History of Temperature measurement:
Original temperature measurements depended on the Florentine thermometer, because it was developed in the 1650s in Florence's Accademia del Cimento, this pioneering instrument depends on the expansion and contraction of alcohol within a glass tube. This was used for more than half a century.
Mercury thermometer: AD 1714-1742
Gabriel Daniel Fahrenheit, a German glass-blower and instrument-maker working in Holland, is interested in improving the design of thermometer. Alcohol expands rapidly with a rise in temperature, but not at an entirely regular speed of expansion. This makes accurate readings difficult, as also does the sheer technical problem of blowing glass tubes with very narrow and entirely consistent bores.
By 1714 Fahrenheit has made great progress on the technical front, creating two separate alcohol thermometers which agreed precisely in their reading of temperature.
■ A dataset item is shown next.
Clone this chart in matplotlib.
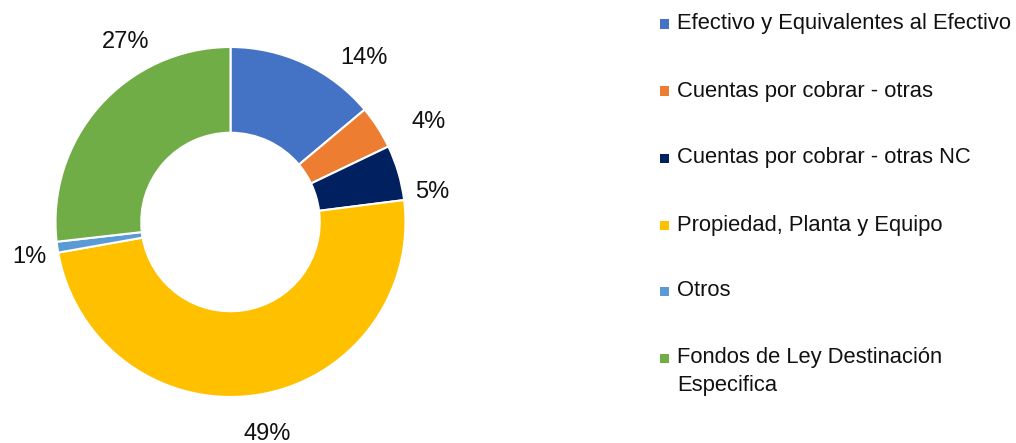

In that year he hears of the researches of a French physicist, Guillaume Amontons, into the thermal properties of mercury.
Mercury expands less than alcohol (about seven times less for the same rise in temperature), but it does so in a more regular manner. Fahrenheit sees the advantage of this regularity and he has the glass-making skills to accommodate the smaller rate of expansion. He constructs the first mercury thermometer, of a kind which subsequently becomes standard.
There remains the problem of how to calibrate the thermometer to show degrees of temperature. The only practical method is to choose two temperatures which can be independently established, mark them on the thermometer and divide the intervening length of tube into a number of equal degrees. In 1701 Newton has proposed the freezing point of water for the bottom of the scale and the temperature of the human body for the top end. Fahrenheit, accustomed to Holland's cold winters, wanted to include temperatures below the freezing point of water. He therefore acceptet blood temperature for the top of his scale but adopts the freezing point of salt water for the lower extreme. Measurement is conventionally done in multiples of 2, 3 and 4, so Fahrenheit splits his scale into 12 sections, each of them divided into 8 equal parts. This gives him a total of 96 degrees, zero being the freezing point of brine and 96° (in his somewhat inaccurate reading) the average temperature of human blood. With his thermometer calibrated on these two points, Fahrenheit can take a reading for the freezing point (32°) and boiling point (212°) of water.
A more logical Swede, Anders Celsius, proposed in 1742 an early example of decimalization. His Centigrade scale took the freezing and boiling temperatures of water as 0° and 100°. In English-speaking countries this less complicated system took more than two centuries to prevail.
History of Volume:
Among the requirements of traders or tax collectors, a reliable standard of volume is the hardest to achieve. Nature provided some very rough averages, such as goatskins. Baskets, sacks or pottery jars could be made to approximately consistent sizes that were sufficient for many everyday transactions.
But where the exact amount of any commodity needed to be known, weight was the measure more likely to be relied upon.
Astronomers, travellers, scientists and traders recognized the need for more accurate measurements, standards and instruments. Astronomers needed tools to measure angles at which stars are placed in the sky.
The land travellers needed to understand elevations of the land better. Also Barometers were discovered to measure atmospheric pressure when they discovered that atmospheric pressure differed with altitude. The travellers also needed to know their coordinates (Latitude and Longitude) and also the time.
Over a period of time the methods have been improvised, measurement units defined and advances in instrumentation abilities have made measurements more accurate and handy.